Carnations are one of the most maligned of cut flowers. Due to their plentiful abundance before the years of flower farms shipping a plethora of blooms all around the world, carnations were in practically every arrangement received in America for generations. Many people associate their heady scent with funerals due to this fact. Many find them tacky or too utilitarian. When I meet a person who likes carnations--much less one who requests them--it's a surprise.

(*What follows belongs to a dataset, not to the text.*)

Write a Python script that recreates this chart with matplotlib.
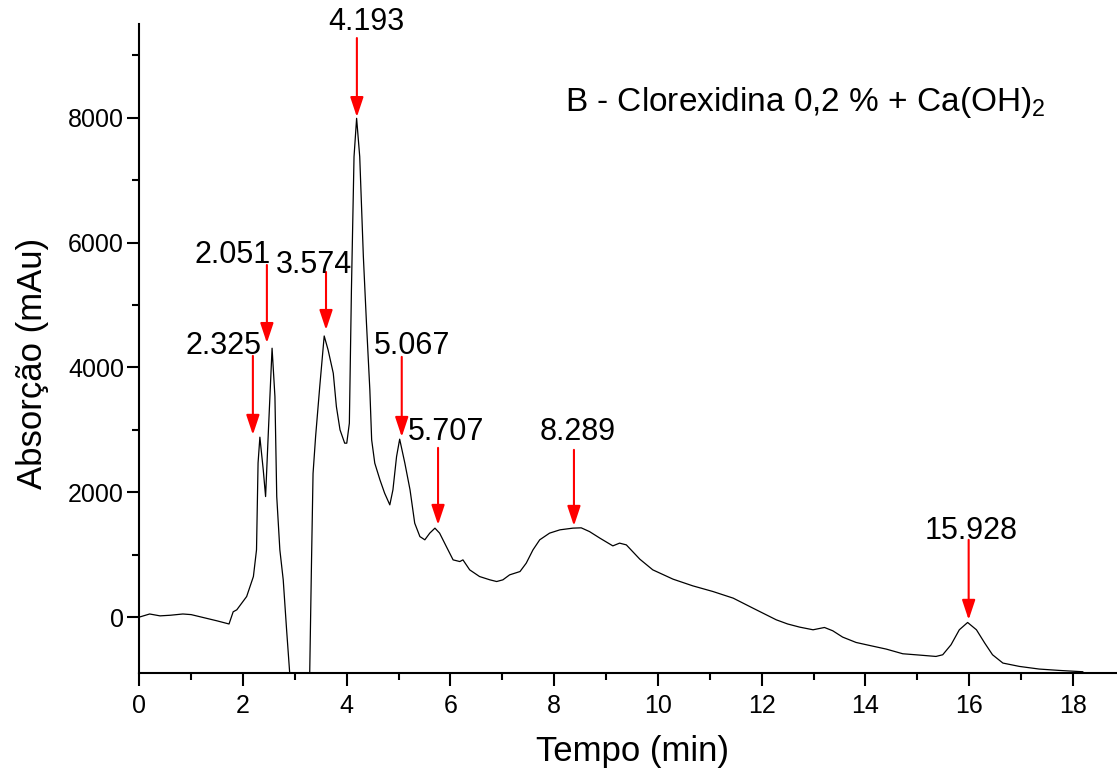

The most common often heard complaint is that they're "cheap" flowers. Of course, one cannot deny that carnations are sturdy and long-lasting, which makes them cost effective for growers to produce and ship in bulk. This isn't necessarily a bad quality--the fact that carnations are sturdy also means that they have a higher chance of arriving from abroad in good condition than a more delicate flower, like a ranunculus, does.
So called ‘high-end” flowers like ranunculus, peonies and Japanese sweet peas, are deemed lavish. A restaurant that regularly fills its tables with poppies and sweet peas signals that it can afford to replace those flowers throughout the week. Huge over-the-top wedding installations full of gardenias and garden roses feel opulent because we know they won't last until tomorrow--and it doesn't matter. It's the floral equivalent of designer shoes you only wear once.
A carnation is like an old friend; comfortable and reliable. It’s a flower that lives with you for a while. Carnations have been known to last months not days. Their petals are soft and ruffled almost like a peony's--but without a peony's tendency to dissolve into what I affectionately call "sad wet tissue paper state". Some carnations have more jagged edges to their petals while some are more rounded. And the array of colors available is simply astounding.
I'm not one for dyed flowers which includes carnations, but carnations naturally come in every color of the rainbow except blue; within that color wheel, there are so many gradations that I feel like I'm constantly discovering new ones. Delicate blush or champagne. Rich burgundy. Pistachio green. All of them ruffled and delicately scented and ready for weeks of enjoyment.
It's entirely possible that I've only come to enjoy carnations so much because nobody else likes them. But carnations also remind me that beautiful things don't have to be fragile. They don't have to be inaccessible or expensive. You can find them in grocery stores and in showstopping displays--anywhere, in short, that you decide to look for them.